Sligo Drama Circle’s Great Success – All-Ireland Awards for “God’s Gentry”

Filed in Press Reports by on October 27, 2013 0 Comments

ReviewsSligo Drama Circle scored a notable success at the All-Ireland Drama Festival which concluded in the Dean Crowe Memorial Theatre, Athlone. on Sunday night last, and for their presentation of Donagh Mc Donagh’s three act verse play “God’s Gentry” they won the Sportex Cup,, the open competition for three act plays, and also the Westmeath Independent Cup for verse plays. In addition, the production award in the competition for verse plays was won by Dr. Timothy Mc Keogh, producer of the Sligo Drama Circle, while a member of the company, Paddy Dooney, won a certificate of merit for outstanding performance in the role of John Melody in “God’s Gentry”.

And further honour was brought to Sligo by the Ballymote Dramatic Society which won the Broderick Cup for the best one act play presented by a rural group with their production of “Master Dudley”. “Master Dudley” was produced by Rev. Fr. Higgins, C.C. Ballymote. Heartiest congratulations are extended to the producers and casts of “God’s Gentry” and “Master Dudley” as well as to all those who were connected with the staging and presentation of the two prize-winning plays. Certainly by their success they have brought Sligo right into the limelight once again in the amateur drama movement in Ireland and brought off an unique success as being the representatives from the only county competing to win such a number of awards.

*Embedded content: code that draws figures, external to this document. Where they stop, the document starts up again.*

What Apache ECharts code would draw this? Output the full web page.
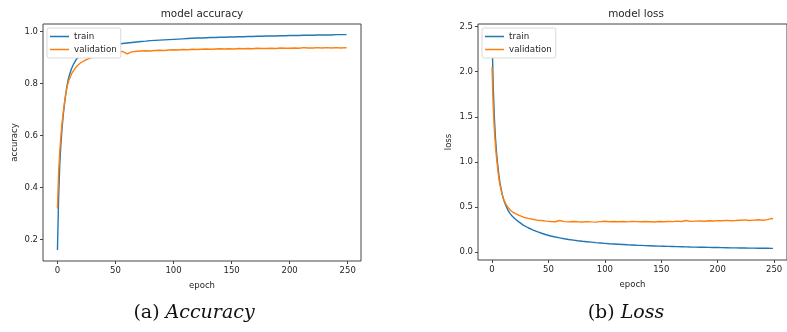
<!DOCTYPE html>
<html>
<head>
<meta charset="utf-8">
<script src="https://cdn.jsdelivr.net/npm/echarts@6/dist/echarts.min.js"></script>
<style>
  html, body { margin: 0; padding: 0; background: #fff; }
  #chart { width: 787px; height: 332px; }
</style>
</head>
<body>
<div id="chart"></div>
<script>
const epochs = [0, 1, 2, 3, 4, 5, 6, 7, 8, 9, 10, 12, 14, 16, 18,
  20, 24, 28, 32, 36, 40, 44, 48, 52, 56, 60, 64, 68, 72, 76, 80, 84, 88, 92, 96,
  100, 104, 108, 112, 116, 120, 124, 128, 132, 136, 140, 144, 148, 152, 156, 160,
  164, 168, 172, 176, 180, 184, 188, 192, 196, 200, 204, 208, 212, 216, 220, 224,
  228, 232, 236, 240, 244, 248, 249];

const trainAcc = [0.16, 0.36, 0.49, 0.57, 0.63, 0.68, 0.72, 0.755, 0.785, 0.81, 0.828, 0.856, 0.876, 0.891, 0.902,
  0.911, 0.923, 0.931, 0.937, 0.941, 0.945, 0.948, 0.950, 0.952, 0.954, 0.956, 0.958, 0.960, 0.962, 0.963, 0.965, 0.966, 0.967, 0.968, 0.969,
  0.970, 0.971, 0.972, 0.973, 0.974, 0.975, 0.975, 0.976, 0.977, 0.977, 0.978, 0.978, 0.979, 0.979, 0.980, 0.980,
  0.981, 0.981, 0.982, 0.982, 0.983, 0.983, 0.983, 0.984, 0.984, 0.985, 0.985, 0.985, 0.986, 0.986, 0.986, 0.987,
  0.987, 0.987, 0.987, 0.988, 0.988, 0.988, 0.988];

const valAcc = [0.32, 0.46, 0.54, 0.60, 0.65, 0.69, 0.725, 0.755, 0.78, 0.80, 0.815, 0.836, 0.851, 0.863, 0.872,
  0.880, 0.890, 0.898, 0.903, 0.907, 0.911, 0.914, 0.917, 0.919, 0.924, 0.914, 0.922, 0.924, 0.925, 0.926, 0.925, 0.927, 0.928, 0.927, 0.929,
  0.930, 0.929, 0.931, 0.930, 0.932, 0.931, 0.932, 0.933, 0.932, 0.933, 0.934, 0.933, 0.934, 0.933, 0.935, 0.934,
  0.935, 0.934, 0.936, 0.935, 0.935, 0.936, 0.935, 0.937, 0.936, 0.936, 0.937, 0.936, 0.938, 0.937, 0.937, 0.938,
  0.937, 0.938, 0.937, 0.938, 0.937, 0.938, 0.937];

const trainLoss = [2.41, 1.85, 1.50, 1.27, 1.10, 0.97, 0.86, 0.77, 0.70, 0.64, 0.59, 0.52, 0.465, 0.425, 0.395,
  0.37, 0.33, 0.295, 0.268, 0.245, 0.225, 0.207, 0.19, 0.176, 0.165, 0.155, 0.146, 0.138, 0.131, 0.124, 0.118, 0.113, 0.108, 0.103, 0.099,
  0.095, 0.091, 0.088, 0.085, 0.082, 0.079, 0.077, 0.074, 0.072, 0.070, 0.068, 0.066, 0.064, 0.063, 0.061, 0.060,
  0.058, 0.057, 0.056, 0.054, 0.053, 0.052, 0.051, 0.050, 0.049, 0.048, 0.047, 0.046, 0.045, 0.045, 0.044, 0.043,
  0.042, 0.042, 0.041, 0.040, 0.040, 0.039, 0.039];

const valLoss = [2.05, 1.62, 1.36, 1.18, 1.04, 0.92, 0.82, 0.745, 0.685, 0.635, 0.595, 0.535, 0.495, 0.465, 0.445,
  0.43, 0.405, 0.385, 0.372, 0.362, 0.352, 0.348, 0.342, 0.338, 0.335, 0.348, 0.336, 0.333, 0.338, 0.334, 0.332, 0.336, 0.333, 0.331, 0.336,
  0.340, 0.335, 0.338, 0.334, 0.337, 0.333, 0.339, 0.336, 0.334, 0.338, 0.335, 0.332, 0.337, 0.334, 0.338, 0.336,
  0.341, 0.337, 0.348, 0.339, 0.342, 0.344, 0.340, 0.346, 0.343, 0.347, 0.345, 0.350, 0.346, 0.348, 0.352, 0.355,
  0.349, 0.353, 0.357, 0.352, 0.358, 0.372, 0.362];

const epochTicks = [0, 50, 100, 150, 200, 250];
const accTicks = [0.2, 0.4, 0.6, 0.8, 1.0];
const lossTicks = [0, 0.5, 1.0, 1.5, 2.0, 2.5];

const BLUE = '#1f77b4';
const ORANGE = '#ff7f0e';
const INK = '#262626';
const FONT = 'DejaVu Sans';

function pairs(ys) {
  return epochs.map((e, i) => [e, ys[i]]);
}

function xAxisOf(gridIndex) {
  return {
    type: 'value', gridIndex,
    min: -12.45, max: 261.45,
    name: 'epoch', nameLocation: 'middle', nameGap: 20,
    nameTextStyle: { color: INK, fontSize: 8.5, fontFamily: FONT },
    axisLine: { show: false, onZero: false },
    axisTick: { show: true, customValues: epochTicks, length: 3, lineStyle: { color: '#444' } },
    axisLabel: { customValues: epochTicks, color: INK, fontSize: 8.5, fontFamily: FONT, margin: 5 },
    splitLine: { show: false },
  };
}

function yAxisOf(gridIndex, min, max, ticks, name, gap) {
  return {
    type: 'value', gridIndex, min, max,
    name, nameLocation: 'middle', nameGap: gap, nameRotate: 90,
    nameTextStyle: { color: INK, fontSize: 8.5, fontFamily: FONT },
    axisLine: { show: false, onZero: false },
    axisTick: { show: true, customValues: ticks, length: 3, lineStyle: { color: '#444' } },
    axisLabel: { customValues: ticks, color: INK, fontSize: 8.5, fontFamily: FONT, margin: 5,
      formatter: (v) => v.toFixed(1) },
    splitLine: { show: false },
  };
}

function legendOf(left) {
  return {
    left, top: 28, orient: 'vertical',
    data: ['train', 'validation'],
    icon: 'rect', itemWidth: 19, itemHeight: 1.5, itemGap: 4,
    padding: [4, 4, 4, 3],
    backgroundColor: '#fff', borderColor: '#d0d0d0', borderWidth: 0.8, borderRadius: 2,
    textStyle: { color: INK, fontSize: 8.7, fontFamily: FONT },
    selectedMode: false,
  };
}

function lineOf(name, data, color, idx) {
  return {
    name, type: 'line', data: pairs(data),
    xAxisIndex: idx, yAxisIndex: idx,
    showSymbol: false, symbol: 'none',
    lineStyle: { color, width: 1.4 }, itemStyle: { color },
  };
}

const chart = echarts.init(document.getElementById('chart'));
chart.setOption({
  animation: false,
  backgroundColor: '#fff',
  grid: [
    { left: 43, top: 24, width: 318, height: 237, show: true, borderColor: '#444', borderWidth: 1 },
    { left: 478, top: 24, width: 316, height: 236, show: true, borderColor: '#444', borderWidth: 1 },
  ],
  xAxis: [xAxisOf(0), xAxisOf(1)],
  yAxis: [
    yAxisOf(0, 0.118, 1.029, accTicks, 'accuracy', 24),
    yAxisOf(1, -0.09, 2.53, lossTicks, 'loss', 25),
  ],
  legend: [legendOf(47), legendOf(482)],
  series: [
    lineOf('train', trainAcc, BLUE, 0),
    lineOf('validation', valAcc, ORANGE, 0),
    lineOf('train', trainLoss, BLUE, 1),
    lineOf('validation', valLoss, ORANGE, 1),
  ],
  graphic: [
    { type: 'text', x: 202, y: 14, style: { text: 'model accuracy', fill: INK, font: '10.4px "DejaVu Sans"', align: 'center', verticalAlign: 'middle' } },
    { type: 'text', x: 636, y: 14, style: { text: 'model loss', fill: INK, font: '10.4px "DejaVu Sans"', align: 'center', verticalAlign: 'middle' } },
    { type: 'text', x: 194, y: 313, style: {
        text: '{n|(a) }{i|Accuracy}', align: 'center', verticalAlign: 'middle', fill: '#111',
        rich: { n: { fontFamily: 'DejaVu Serif', fontSize: 19 }, i: { fontFamily: 'DejaVu Serif', fontSize: 19, fontStyle: 'italic' } } } },
    { type: 'text', x: 626, y: 313, style: {
        text: '{n|(b) }{i|Loss}', align: 'center', verticalAlign: 'middle', fill: '#111',
        rich: { n: { fontFamily: 'DejaVu Serif', fontSize: 19 }, i: { fontFamily: 'DejaVu Serif', fontSize: 19, fontStyle: 'italic' } } } },
  ],
});
</script>
</body>
</html>
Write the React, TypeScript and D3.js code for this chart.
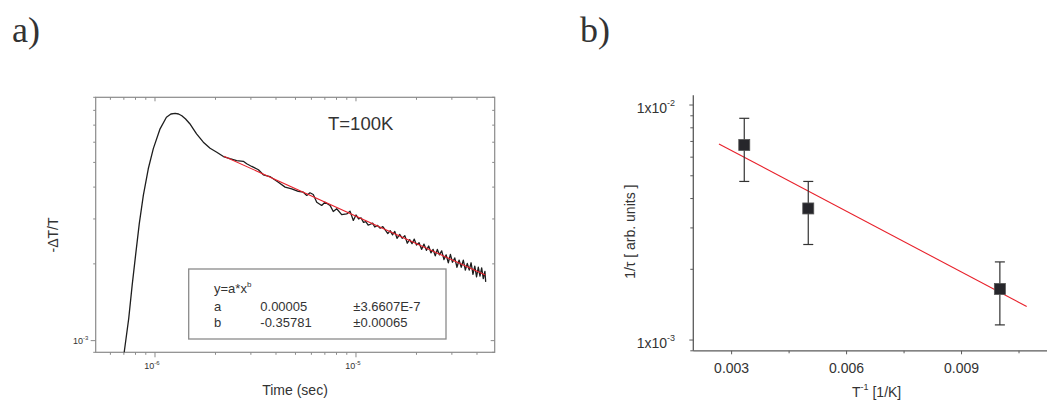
import React from "react";
import * as d3 from "d3";

// ---- panel a) : transient signal, time in microseconds, -dT/T in units of 1e-3
const timeUs = [
  0.7, 0.74, 0.77, 0.8, 0.835, 0.875, 0.926, 0.981, 1.06, 1.14, 1.2, 1.26, 1.31, 1.36, 1.42, 1.49,
  1.55, 1.61, 1.74, 1.88, 2.03, 2.19, 2.36, 2.55, 2.75, 2.86, 3.03, 3.27, 3.46, 3.73, 4.11, 4.44,
  4.79, 5.16, 5.47, 5.69, 5.9, 6.13, 6.38, 6.75, 7.01, 7.43, 7.71, 8.02, 8.49, 8.99, 9.34, 9.7,
  10.0, 10.3, 10.6, 10.9, 11.2, 11.5, 11.8, 12.1, 12.4, 12.8, 13.2, 13.6, 14.0, 14.4, 14.8, 15.2,
  15.6, 16.0, 16.5, 17.0, 17.5, 18.0, 18.5, 19.0, 19.5, 20.0, 20.6, 21.2, 21.8, 22.4, 23.0, 23.6,
  24.2, 24.8, 25.4, 26.0, 26.7, 27.4, 28.1, 28.8, 29.5, 30.2, 31.0, 31.8, 32.6, 33.4, 34.2, 35.0,
  35.8, 36.6, 37.4, 38.2, 39.0, 39.8, 40.6, 41.4, 42.2, 43.0, 43.8, 44.2,
];
const signal = [
  0.88, 1.22, 1.65, 2.15, 2.87, 3.71, 4.72, 5.66, 6.77, 7.52, 7.74, 7.78, 7.74, 7.62, 7.4, 7.09,
  6.77, 6.47, 6.0, 5.68, 5.48, 5.27, 5.17, 5.08, 5.05, 4.94, 4.82, 4.68, 4.47, 4.4, 4.18, 4.0,
  3.94, 3.85, 3.82, 3.71, 3.8, 3.74, 3.49, 3.39, 3.49, 3.39, 3.21, 3.29, 3.12, 3.14, 3.22, 2.96,
  3.11, 3.0, 3.03, 2.91, 2.93, 2.84, 2.86, 2.89, 2.79, 2.83, 2.76, 2.8, 2.71, 2.63, 2.7, 2.6,
  2.68, 2.52, 2.61, 2.52, 2.58, 2.41, 2.49, 2.4, 2.5, 2.37, 2.42, 2.28, 2.39, 2.26, 2.35, 2.21,
  2.28, 2.15, 2.28, 2.17, 2.25, 2.08, 2.17, 2.02, 2.18, 2.03, 2.11, 1.94, 2.07, 1.94, 2.07, 1.89,
  2.01, 1.89, 2.02, 1.82, 1.96, 1.78, 1.94, 1.79, 1.93, 1.75, 1.87, 1.7,
];
// power-law fit y = a*x^b, drawn between these end points
const fitTimeUs = [2.2, 44];
const fitSignal = [5.29, 1.81];
const fitRows = [
  ["a", "0.00005", "±3.6607E-7"],
  ["b", "-0.35781", "±0.00065"],
];

// ---- panel b) : rate vs inverse temperature
const invT = [0.00333, 0.005, 0.01];
const rate = [6.76e-3, 3.63e-3, 1.65e-3];
const rateHi = [8.78e-3, 4.73e-3, 2.15e-3];
const rateLo = [4.73e-3, 2.55e-3, 1.16e-3];
const lineInvT = [0.00267, 0.0107];
const lineRate = [6.83e-3, 1.39e-3];
const xTicksB = [0.003, 0.006, 0.009];
const xMinorB = [0.0045, 0.0075, 0.0105];

const FONT = "Arial, 'Liberation Sans', sans-serif";

const isDecade = (v: number) => Math.abs(Math.log10(v) - Math.round(Math.log10(v))) < 1e-6;

export default function App() {
  const xA = d3.scaleLog().domain([5.07e-7, 4.9e-5]).range([95.7, 494.7]);
  const yA = d3.scaleLog().domain([9e-4, 9e-3]).range([352.3, 97.3]);
  const [xa0, xa1] = xA.range();
  const [ya0, ya1] = yA.range();

  const curve = d3
    .line<number>()
    .x((d, i) => xA(timeUs[i] * 1e-6))
    .y((d) => yA(d * 1e-3))(signal) as string;
  const fitPath = d3
    .line<number>()
    .x((d, i) => xA(fitTimeUs[i] * 1e-6))
    .y((d) => yA(d * 1e-3))(fitSignal) as string;

  const xB = d3.scaleLinear().domain([0.002, 0.01123]).range([693.3, 1047]);
  const yB = d3.scaleLog().domain([9e-4, 1.1e-2]).range([350.8, 95.3]);
  const [xb0, xb1] = xB.range();
  const [yb0, yb1] = yB.range();
  const linePath = d3
    .line<number>()
    .x((d, i) => xB(lineInvT[i]))
    .y((d) => yB(d))(lineRate) as string;

  const frame = "#8a8a8a";
  const axisB = "#5a5a5a";
  const txt = "#333";

  return (
    <svg
      width={1047}
      height={401}
      style={{ position: "absolute", left: 0, top: 0, background: "#fff" }}
      fontFamily={FONT}
    >
      <defs>
        <clipPath id="clipA">
          <rect x={xa0} y={ya1} width={xa1 - xa0} height={ya0 - ya1} />
        </clipPath>
      </defs>

      {/* panel labels */}
      <text x={12} y={42} fontFamily="'Liberation Serif', 'Times New Roman', serif" fontSize={36} fill={txt}>
        a)
      </text>
      <text x={580} y={42} fontFamily="'Liberation Serif', 'Times New Roman', serif" fontSize={36} fill={txt}>
        b)
      </text>

      {/* ===== panel a ===== */}
      <g>
        <rect x={xa0} y={ya1} width={xa1 - xa0} height={ya0 - ya1} fill="none" stroke={frame} strokeWidth={1.2} />
        {xA.ticks().map((t, i) => {
          const x = xA(t);
          const major = isDecade(t);
          return (
            <g key={"xa" + i} stroke={frame} strokeWidth={1}>
              <line x1={x} x2={x} y1={ya0} y2={ya0 + (major ? 5 : 2.5)} />
              <line x1={x} x2={x} y1={ya1} y2={ya1 + (major ? 4 : 2.5)} />
            </g>
          );
        })}
        {yA.ticks().map((t, i) => {
          const y = yA(t);
          const major = isDecade(t);
          return (
            <g key={"ya" + i} stroke={frame} strokeWidth={1}>
              <line x1={xa0} x2={xa0 - (major ? 5 : 2.5)} y1={y} y2={y} />
              <line x1={xa1} x2={xa1 - (major ? 4 : 2.5)} y1={y} y2={y} />
            </g>
          );
        })}
        {[1e-6, 1e-5].map((t) => (
          <text key={"xl" + t} x={xA(t) - 3} y={369} fontSize={9} fill={txt} textAnchor="middle">
            10
            <tspan fontSize={6} dy={-4}>
              {Math.log10(t).toFixed(0)}
            </tspan>
          </text>
        ))}
        <text x={xa0 - 15} y={yA(1e-3) + 3.5} fontSize={9} fill={txt} textAnchor="middle">
          10
          <tspan fontSize={6} dy={-4}>
            -3
          </tspan>
        </text>
        <text x={295} y={395} fontSize={14} fill={txt} textAnchor="middle">
          Time (sec)
        </text>
        <text transform="translate(58,235) rotate(-90)" fontSize={14} fill={txt} textAnchor="middle">
          -ΔT/T
        </text>

        <g clipPath="url(#clipA)">
          <path d={curve} fill="none" stroke="#1e1e1e" strokeWidth={1.3} strokeLinejoin="round" />
          <path d={fitPath} fill="none" stroke="#e8212b" strokeWidth={1.1} />
        </g>

        <text x={328} y={129.5} fontSize={18.5} fill={txt}>
          T=100K
        </text>

        {/* fit legend */}
        <rect x={188.7} y={269} width={257.3} height={70} fill="#fff" stroke={frame} strokeWidth={1.3} />
        <text x={214} y={292.5} fontSize={13} fill={txt}>
          y=a*x
          <tspan fontSize={8} dy={-6}>
            b
          </tspan>
        </text>
        {fitRows.map((r, i) => (
          <g key={"fr" + i} fontSize={13} fill={txt}>
            <text x={214} y={310.7 + i * 16.7}>
              {r[0]}
            </text>
            <text x={260.3} y={310.7 + i * 16.7}>
              {r[1]}
            </text>
            <text x={353.3} y={310.7 + i * 16.7}>
              {r[2]}
            </text>
          </g>
        ))}
      </g>

      {/* ===== panel b ===== */}
      <g>
        <line x1={xb0} x2={xb0} y1={yb1} y2={yb0} stroke={axisB} strokeWidth={1.3} />
        <line x1={xb0} x2={xb1} y1={yb0} y2={yb0} stroke={axisB} strokeWidth={1.3} />
        {yB.ticks().map((t, i) => {
          const y = yB(t);
          const major = isDecade(t);
          return (
            <line key={"yb" + i} x1={xb0} x2={xb0 - (major ? 4 : 3)} y1={y} y2={y} stroke={axisB} strokeWidth={1} />
          );
        })}
        {[1e-2, 1e-3].map((t) => (
          <text key={"ybl" + t} x={675} y={yB(t) + 8} fontSize={14} fill={txt} textAnchor="end">
            1x10
            <tspan fontSize={9} dy={-7}>
              {Math.log10(t).toFixed(0)}
            </tspan>
          </text>
        ))}
        {xTicksB.map((t) => (
          <g key={"xb" + t}>
            <line x1={xB(t)} x2={xB(t)} y1={yb0} y2={yb0 + 3.5} stroke={axisB} strokeWidth={1} />
            <text x={xB(t)} y={373} fontSize={14} fill={txt} textAnchor="middle">
              {t.toFixed(3)}
            </text>
          </g>
        ))}
        {xMinorB.map((t) => (
          <line key={"xbm" + t} x1={xB(t)} x2={xB(t)} y1={yb0} y2={yb0 + 2.5} stroke={axisB} strokeWidth={1} />
        ))}
        <text x={852} y={397} fontSize={14} fill={txt}>
          T
          <tspan fontSize={9} dy={-7}>
            -1
          </tspan>
          <tspan dy={7}> [1/K]</tspan>
        </text>
        <text transform="translate(635,231.7) rotate(-90)" fontSize={14} fill={txt} textAnchor="middle">
          1/τ [ arb. units ]
        </text>

        <path d={linePath} fill="none" stroke="#e8212b" strokeWidth={1.1} />

        {invT.map((v, i) => {
          const x = xB(v);
          return (
            <g key={"pt" + i} stroke="#333" strokeWidth={1.2}>
              <line x1={x} x2={x} y1={yB(rateHi[i])} y2={yB(rateLo[i])} />
              <line x1={x - 5} x2={x + 5} y1={yB(rateHi[i])} y2={yB(rateHi[i])} />
              <line x1={x - 5} x2={x + 5} y1={yB(rateLo[i])} y2={yB(rateLo[i])} />
              <rect x={x - 5.5} y={yB(rate[i]) - 5.5} width={11} height={11} fill="#26262b" stroke="#555" strokeWidth={0.8} />
            </g>
          );
        })}
      </g>
    </svg>
  );
}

When the Sligo Drama Circle staged “God’s Gentry” on Friday night before a packed audience they were described as “romping through” the play in what was most probably the most vital performance of the fortnight and indeed the most colourful. Commenting on Sligo’s production of the Donagh Mc Donagh play – it was seen by the author – Mr. John Fernald congratulated the company heartily for a most enjoyable night. He said as far as the performance was concerned it had a “tremendous vitality for which I thank God. We have seen too many plays here without guts”. He liked the play itself, and the words were a joy. A single quip so engagingly expressed should not be missed. He did miss some, he thought, but that was because he was not quite familiar with the dialect. Others he lost through lack of clarity.

Dealing with the set, he said the second act reminded him of the set used by the Moscow Arts Theatre for their setting of “Cherry Orchard”. Some people would say it was very old fashioned. But it was very realistic and he thought it was just right for this play. The sky, however, at the back should be a little bit more realistic looking than the group had it. He had a few small points of criticism in his otherwise enthusiastic night. The Guards disappointed him because he thought they were such enjoyable characters in the script. Some of their “business” was a bit too clever and detracted from their lines. The play, he said, was basically a triumph for production. He would have liked to have seen better lighting and thought that the battle of the tinker women should have been more stylised.

While refusing to name any individual in the cast because of their all round team work, he did single out Paddy Dooney for giving the best performance of the night and Marks Mongan, played by Eddie Fitzpatrick, who flew back from Germany and motored with Maisie Mc Daniel from Dublin with the show’s producer Timothy Mc Keogh. The grouping could have been better, he added. However, the acting all round was excellent and he had a most enjoyable evening.